## THE REQUEST
Find the lines containing the word "that" and copy every one of them.

## GIVEN DATA
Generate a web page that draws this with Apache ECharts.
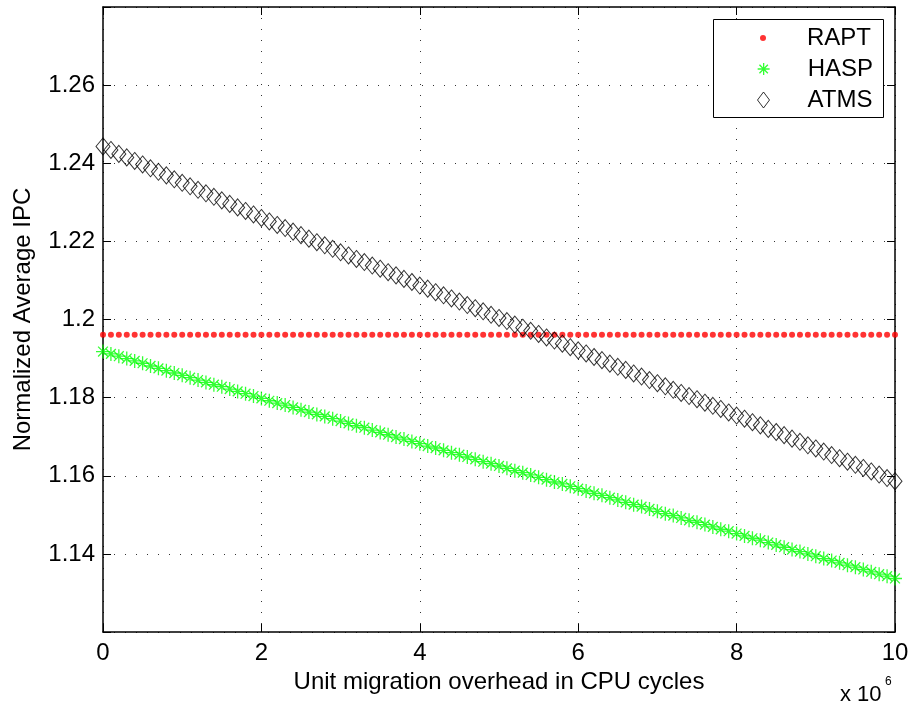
<!DOCTYPE html>
<html>
<head>
<meta charset="utf-8">
<script src="https://cdn.jsdelivr.net/npm/echarts@6/dist/echarts.min.js"></script>
<style>
  html, body { margin: 0; padding: 0; background: #fff; }
  #chart { width: 912px; height: 711px; }
</style>
</head>
<body>
<div id="chart"></div>
<script>
// Unit migration overhead (x 10^6 CPU cycles)
const overhead = [
  0.0, 0.1, 0.2, 0.3, 0.4, 0.5, 0.6, 0.7, 0.8, 0.9,
  1.0, 1.1, 1.2, 1.3, 1.4, 1.5, 1.6, 1.7, 1.8, 1.9,
  2.0, 2.1, 2.2, 2.3, 2.4, 2.5, 2.6, 2.7, 2.8, 2.9,
  3.0, 3.1, 3.2, 3.3, 3.4, 3.5, 3.6, 3.7, 3.8, 3.9,
  4.0, 4.1, 4.2, 4.3, 4.4, 4.5, 4.6, 4.7, 4.8, 4.9,
  5.0, 5.1, 5.2, 5.3, 5.4, 5.5, 5.6, 5.7, 5.8, 5.9,
  6.0, 6.1, 6.2, 6.3, 6.4, 6.5, 6.6, 6.7, 6.8, 6.9,
  7.0, 7.1, 7.2, 7.3, 7.4, 7.5, 7.6, 7.7, 7.8, 7.9,
  8.0, 8.1, 8.2, 8.3, 8.4, 8.5, 8.6, 8.7, 8.8, 8.9,
  9.0, 9.1, 9.2, 9.3, 9.4, 9.5, 9.6, 9.7, 9.8, 9.9,
  10.0
];

// Normalized average IPC per scheme
const rapt = [
  1.1961, 1.1961, 1.1961, 1.1961, 1.1961, 1.1961, 1.1961, 1.1961, 1.1961, 1.1961,
  1.1961, 1.1961, 1.1961, 1.1961, 1.1961, 1.1961, 1.1961, 1.1961, 1.1961, 1.1961,
  1.1961, 1.1961, 1.1961, 1.1961, 1.1961, 1.1961, 1.1961, 1.1961, 1.1961, 1.1961,
  1.1961, 1.1961, 1.1961, 1.1961, 1.1961, 1.1961, 1.1961, 1.1961, 1.1961, 1.1961,
  1.1961, 1.1961, 1.1961, 1.1961, 1.1961, 1.1961, 1.1961, 1.1961, 1.1961, 1.1961,
  1.1961, 1.1961, 1.1961, 1.1961, 1.1961, 1.1961, 1.1961, 1.1961, 1.1961, 1.1961,
  1.1961, 1.1961, 1.1961, 1.1961, 1.1961, 1.1961, 1.1961, 1.1961, 1.1961, 1.1961,
  1.1961, 1.1961, 1.1961, 1.1961, 1.1961, 1.1961, 1.1961, 1.1961, 1.1961, 1.1961,
  1.1961, 1.1961, 1.1961, 1.1961, 1.1961, 1.1961, 1.1961, 1.1961, 1.1961, 1.1961,
  1.1961, 1.1961, 1.1961, 1.1961, 1.1961, 1.1961, 1.1961, 1.1961, 1.1961, 1.1961,
  1.1961
];

const hasp = [
  1.1918, 1.1912, 1.1906, 1.1900, 1.1894, 1.1888, 1.1881, 1.1875, 1.1869, 1.1863,
  1.1857, 1.1851, 1.1845, 1.1839, 1.1833, 1.1828, 1.1822, 1.1816, 1.1810, 1.1804,
  1.1798, 1.1792, 1.1786, 1.1781, 1.1775, 1.1769, 1.1763, 1.1757, 1.1752, 1.1746,
  1.1740, 1.1734, 1.1728, 1.1723, 1.1717, 1.1711, 1.1705, 1.1699, 1.1694, 1.1688,
  1.1682, 1.1676, 1.1671, 1.1665, 1.1659, 1.1654, 1.1648, 1.1642, 1.1636, 1.1631,
  1.1625, 1.1619, 1.1613, 1.1608, 1.1602, 1.1596, 1.1590, 1.1584, 1.1579, 1.1573,
  1.1567, 1.1561, 1.1555, 1.1550, 1.1544, 1.1538, 1.1532, 1.1526, 1.1521, 1.1515,
  1.1509, 1.1503, 1.1498, 1.1492, 1.1486, 1.1481, 1.1475, 1.1469, 1.1463, 1.1458,
  1.1452, 1.1446, 1.1440, 1.1435, 1.1429, 1.1423, 1.1417, 1.1411, 1.1406, 1.1400,
  1.1394, 1.1388, 1.1383, 1.1377, 1.1371, 1.1366, 1.1360, 1.1354, 1.1348, 1.1343,
  1.1337
];

const atms = [
  1.2443, 1.2434, 1.2424, 1.2415, 1.2406, 1.2397, 1.2387, 1.2378, 1.2369, 1.2359,
  1.2350, 1.2341, 1.2332, 1.2323, 1.2314, 1.2305, 1.2296, 1.2287, 1.2278, 1.2269,
  1.2260, 1.2251, 1.2242, 1.2234, 1.2225, 1.2216, 1.2207, 1.2198, 1.2190, 1.2181,
  1.2172, 1.2164, 1.2155, 1.2147, 1.2138, 1.2130, 1.2121, 1.2113, 1.2104, 1.2096,
  1.2087, 1.2079, 1.2070, 1.2062, 1.2054, 1.2046, 1.2037, 1.2029, 1.2021, 1.2012,
  1.2004, 1.1996, 1.1987, 1.1979, 1.1971, 1.1963, 1.1954, 1.1946, 1.1938, 1.1929,
  1.1921, 1.1913, 1.1904, 1.1896, 1.1887, 1.1879, 1.1871, 1.1862, 1.1854, 1.1845,
  1.1837, 1.1829, 1.1820, 1.1812, 1.1804, 1.1796, 1.1787, 1.1779, 1.1771, 1.1762,
  1.1754, 1.1746, 1.1737, 1.1729, 1.1720, 1.1712, 1.1704, 1.1695, 1.1687, 1.1678,
  1.1670, 1.1662, 1.1653, 1.1645, 1.1636, 1.1628, 1.1620, 1.1611, 1.1603, 1.1594,
  1.1586
];

const seriesNames = ['RAPT', 'HASP', 'ATMS'];
const xTicks = { min: 0, max: 10, step: 2 };
const yTicks = { min: 1.12, max: 1.28, step: 0.02 };

const FONT = '"Liberation Sans", Arial, Helvetica, sans-serif';
const ASTERISK = 'path://M5,0L5,10M0,5L10,5M1.5,1.5L8.5,8.5M8.5,1.5L1.5,8.5';

const pairs = (ys) => overhead.map((x, i) => [x, ys[i]]);

const gridDots = { show: true, lineStyle: { color: '#333', width: 1, type: [1, 10] } };
const boxLine = { show: true, onZero: false, lineStyle: { color: '#000', width: 1.5 } };
const inTicks = { show: true, inside: true, length: 8, lineStyle: { color: '#000', width: 1 } };

function yLabel(v) {
  if (Math.abs(v - yTicks.min) < 1e-6 || Math.abs(v - yTicks.max) < 1e-6) return '';
  return String(parseFloat(v.toFixed(2)));
}

function legendFor(name, left, top, w, h, padLeft, itemStyle) {
  return {
    data: [name],
    orient: 'vertical',
    left: left, top: top,
    padding: 0,
    itemWidth: w, itemHeight: h,
    selectedMode: false,
    z: 6,
    itemStyle: itemStyle,
    textStyle: { fontFamily: FONT, fontSize: 24, lineHeight: 24, color: '#000', padding: [0, 0, 0, padLeft] }
  };
}

const chart = echarts.init(document.getElementById('chart'), null, { renderer: 'canvas' });

chart.setOption({
  animation: false,
  backgroundColor: '#fff',
  grid: { left: 103, right: 17, top: 7, bottom: 79, containLabel: false },
  xAxis: [
    {
      type: 'value', position: 'bottom',
      min: xTicks.min, max: xTicks.max, interval: xTicks.step,
      axisLine: boxLine, axisTick: inTicks, splitLine: gridDots,
      axisLabel: { color: '#000', fontFamily: FONT, fontSize: 24, margin: 9 },
      name: 'Unit migration overhead in CPU cycles',
      nameLocation: 'middle', nameGap: 36,
      nameTextStyle: { color: '#000', fontFamily: FONT, fontSize: 24 }
    },
    {
      type: 'value', position: 'top',
      min: xTicks.min, max: xTicks.max, interval: xTicks.step,
      axisLine: boxLine, axisTick: inTicks, splitLine: { show: false },
      axisLabel: { show: false }
    }
  ],
  yAxis: [
    {
      type: 'value', position: 'left',
      min: yTicks.min, max: yTicks.max, interval: yTicks.step,
      axisLine: boxLine, axisTick: inTicks, splitLine: gridDots,
      axisLabel: { color: '#000', fontFamily: FONT, fontSize: 24, margin: 8, formatter: yLabel },
      name: 'Normalized Average IPC',
      nameLocation: 'middle', nameGap: 68,
      nameTextStyle: { color: '#000', fontFamily: FONT, fontSize: 24 }
    },
    {
      type: 'value', position: 'right',
      min: yTicks.min, max: yTicks.max, interval: yTicks.step,
      axisLine: boxLine, axisTick: inTicks, splitLine: { show: false },
      axisLabel: { show: false }
    }
  ],
  legend: [
    legendFor(seriesNames[0], 760, 26, 6, 6, 36,
      { color: '#ff0000', borderWidth: 0 }),
    legendFor(seriesNames[1], 757, 57, 12, 12, 33,
      { color: 'rgba(0,0,0,0)', borderColor: '#00ff00', borderWidth: 1.3 }),
    legendFor(seriesNames[2], 757, 88, 12, 16, 33,
      { color: 'rgba(0,0,0,0)', borderColor: '#000', borderWidth: 1 })
  ],
  graphic: {
    elements: [
      {
        type: 'rect', z: 5,
        shape: { x: 713.5, y: 19.5, width: 170, height: 98 },
        style: { fill: '#fff', stroke: '#000', lineWidth: 1 }
      },
      {
        type: 'text', z: 5, left: 840, top: 684,
        style: { text: 'x 10', fontFamily: FONT, fontSize: 22, fill: '#000' }
      },
      {
        type: 'text', z: 5, left: 885, top: 676,
        style: { text: '6', fontFamily: FONT, fontSize: 12, fill: '#000' }
      }
    ]
  },
  series: [
    {
      name: seriesNames[0], type: 'scatter', data: pairs(rapt),
      symbol: 'circle', symbolSize: 6, clip: false,
      itemStyle: { color: '#ff0000' },
      emphasis: { disabled: true }, z: 2
    },
    {
      name: seriesNames[1], type: 'scatter', data: pairs(hasp),
      symbol: ASTERISK, symbolSize: 14, clip: false,
      itemStyle: { color: 'rgba(0,0,0,0)', borderColor: '#00ff00', borderWidth: 1.3 },
      emphasis: { disabled: true }, z: 2
    },
    {
      name: seriesNames[2], type: 'scatter', data: pairs(atms),
      symbol: 'diamond', symbolSize: [14, 17], clip: false,
      itemStyle: { color: 'rgba(0,0,0,0)', borderColor: '#000', borderWidth: 1 },
      emphasis: { disabled: true }, z: 2
    }
  ]
});
</script>
</body>
</html>
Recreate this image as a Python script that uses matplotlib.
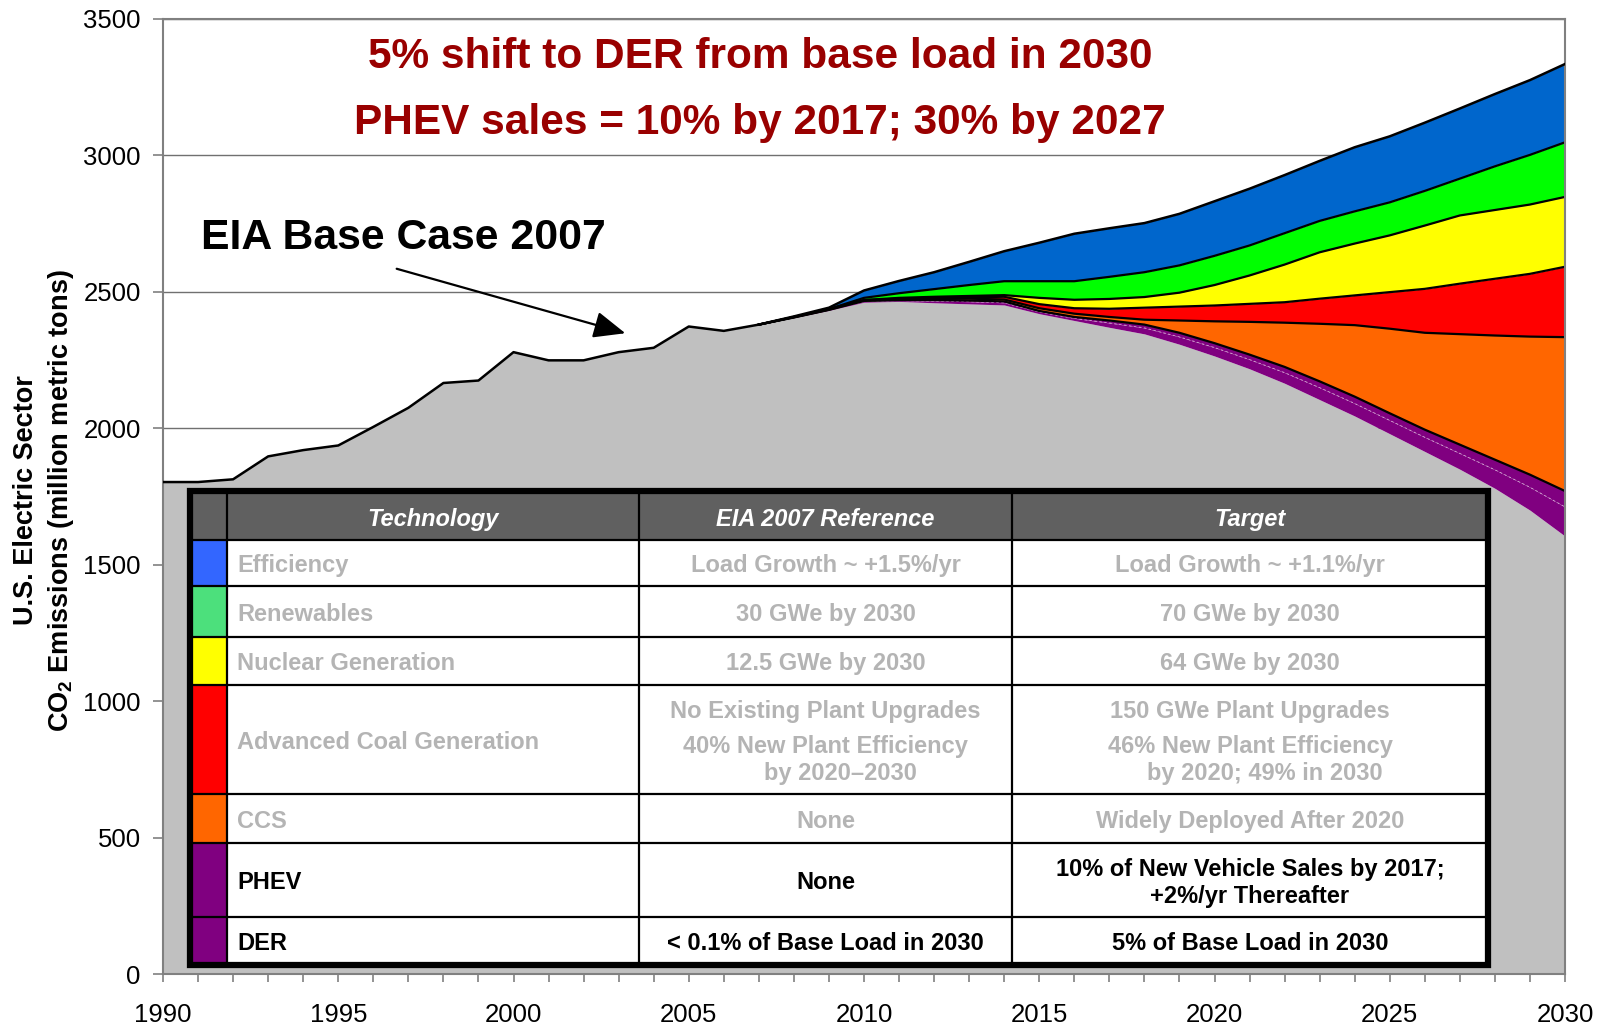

## COMPLETE ANSWER
Generate a web page that draws this with Apache ECharts.
Recreate this image as a Python script that uses matplotlib.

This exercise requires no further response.